▸ What is needed: What number of lines hold the word "seaborn"? State that number and nothing besides.

## Start Data records

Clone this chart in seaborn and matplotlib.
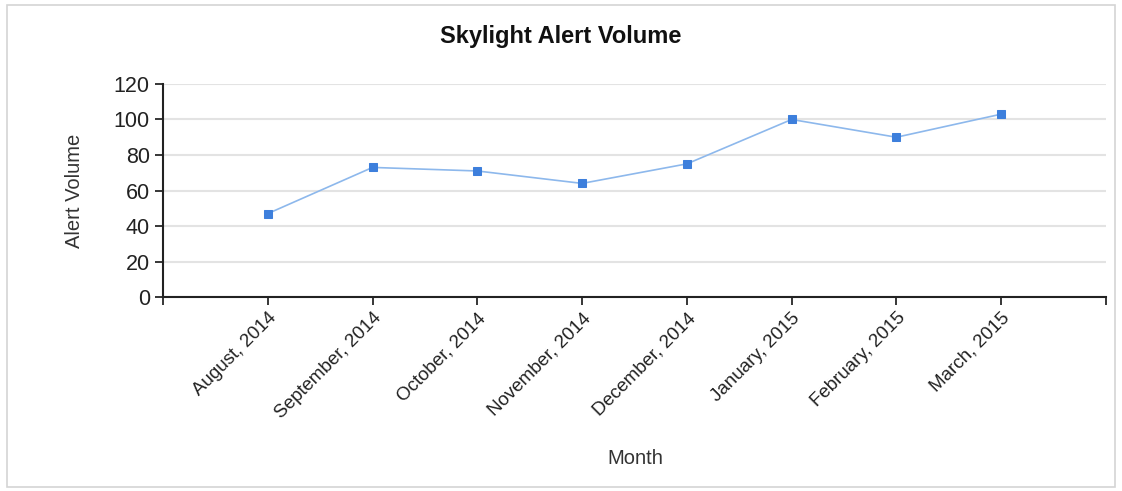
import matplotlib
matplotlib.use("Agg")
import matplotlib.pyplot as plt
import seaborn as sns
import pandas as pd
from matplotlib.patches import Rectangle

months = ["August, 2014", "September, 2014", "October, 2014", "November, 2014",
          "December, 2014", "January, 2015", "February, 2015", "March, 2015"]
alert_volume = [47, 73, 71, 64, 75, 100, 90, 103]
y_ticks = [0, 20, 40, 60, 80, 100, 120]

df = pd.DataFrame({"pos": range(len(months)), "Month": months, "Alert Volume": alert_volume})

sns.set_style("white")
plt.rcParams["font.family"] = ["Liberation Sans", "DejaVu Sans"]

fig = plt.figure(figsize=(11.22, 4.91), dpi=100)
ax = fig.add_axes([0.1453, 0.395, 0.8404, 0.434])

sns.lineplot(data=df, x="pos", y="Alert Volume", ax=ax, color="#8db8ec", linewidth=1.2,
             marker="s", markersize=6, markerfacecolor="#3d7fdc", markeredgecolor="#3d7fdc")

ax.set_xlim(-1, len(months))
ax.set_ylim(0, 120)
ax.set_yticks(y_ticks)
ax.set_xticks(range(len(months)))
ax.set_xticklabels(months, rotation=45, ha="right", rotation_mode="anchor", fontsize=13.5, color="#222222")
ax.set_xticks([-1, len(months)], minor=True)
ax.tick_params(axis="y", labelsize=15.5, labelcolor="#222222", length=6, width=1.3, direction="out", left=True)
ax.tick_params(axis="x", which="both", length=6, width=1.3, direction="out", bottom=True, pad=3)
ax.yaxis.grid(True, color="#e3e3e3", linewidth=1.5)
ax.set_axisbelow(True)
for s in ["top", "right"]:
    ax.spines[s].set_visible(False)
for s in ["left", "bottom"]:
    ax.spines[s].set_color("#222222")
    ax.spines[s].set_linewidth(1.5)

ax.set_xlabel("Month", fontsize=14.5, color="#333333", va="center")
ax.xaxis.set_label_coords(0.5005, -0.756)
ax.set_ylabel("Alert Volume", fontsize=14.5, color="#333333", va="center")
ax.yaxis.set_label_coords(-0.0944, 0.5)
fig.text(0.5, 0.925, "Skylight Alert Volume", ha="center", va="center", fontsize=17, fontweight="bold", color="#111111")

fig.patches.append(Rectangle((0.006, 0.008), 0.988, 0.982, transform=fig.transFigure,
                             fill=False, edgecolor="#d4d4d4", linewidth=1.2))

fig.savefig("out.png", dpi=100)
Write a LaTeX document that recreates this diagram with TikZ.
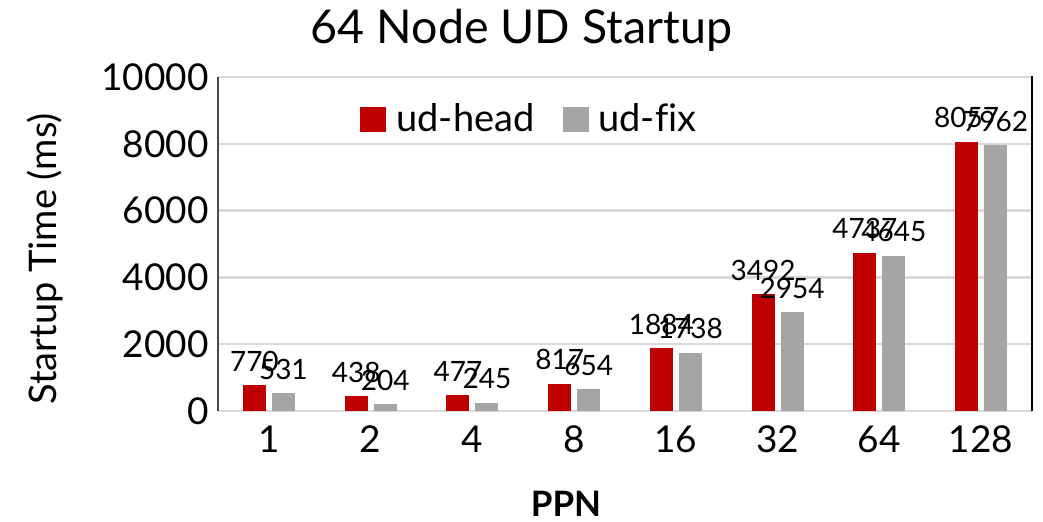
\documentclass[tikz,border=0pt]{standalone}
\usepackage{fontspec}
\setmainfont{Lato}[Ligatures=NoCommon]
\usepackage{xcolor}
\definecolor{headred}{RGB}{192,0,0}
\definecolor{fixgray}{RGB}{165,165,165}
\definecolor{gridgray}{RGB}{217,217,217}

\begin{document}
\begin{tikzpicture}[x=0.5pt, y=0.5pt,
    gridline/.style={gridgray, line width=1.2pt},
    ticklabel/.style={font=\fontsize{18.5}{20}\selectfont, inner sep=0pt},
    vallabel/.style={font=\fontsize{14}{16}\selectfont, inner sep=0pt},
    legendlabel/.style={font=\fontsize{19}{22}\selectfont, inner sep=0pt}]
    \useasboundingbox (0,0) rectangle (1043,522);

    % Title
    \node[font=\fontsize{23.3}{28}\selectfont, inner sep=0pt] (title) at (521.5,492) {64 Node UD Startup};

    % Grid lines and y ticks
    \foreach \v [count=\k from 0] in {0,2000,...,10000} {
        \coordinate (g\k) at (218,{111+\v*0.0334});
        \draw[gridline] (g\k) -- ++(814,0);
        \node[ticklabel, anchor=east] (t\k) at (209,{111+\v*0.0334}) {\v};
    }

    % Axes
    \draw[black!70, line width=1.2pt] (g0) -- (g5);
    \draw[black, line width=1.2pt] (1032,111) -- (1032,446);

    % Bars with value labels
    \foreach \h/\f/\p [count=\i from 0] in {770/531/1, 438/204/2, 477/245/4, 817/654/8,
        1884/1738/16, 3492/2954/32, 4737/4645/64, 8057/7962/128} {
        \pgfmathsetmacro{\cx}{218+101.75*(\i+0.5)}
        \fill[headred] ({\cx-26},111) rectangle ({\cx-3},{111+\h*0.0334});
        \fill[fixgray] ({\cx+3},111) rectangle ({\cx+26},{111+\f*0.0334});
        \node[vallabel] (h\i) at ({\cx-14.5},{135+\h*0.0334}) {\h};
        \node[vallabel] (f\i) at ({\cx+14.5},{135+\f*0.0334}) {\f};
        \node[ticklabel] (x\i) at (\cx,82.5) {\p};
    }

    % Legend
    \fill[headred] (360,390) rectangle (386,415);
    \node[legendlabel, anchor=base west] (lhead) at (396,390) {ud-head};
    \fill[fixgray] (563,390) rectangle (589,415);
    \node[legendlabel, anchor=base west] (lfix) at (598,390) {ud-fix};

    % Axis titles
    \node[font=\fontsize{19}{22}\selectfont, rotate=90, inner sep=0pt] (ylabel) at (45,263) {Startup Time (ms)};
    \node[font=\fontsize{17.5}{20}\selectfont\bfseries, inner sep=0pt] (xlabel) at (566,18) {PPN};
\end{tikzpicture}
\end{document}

## End Data records

▸ Exercise result: 2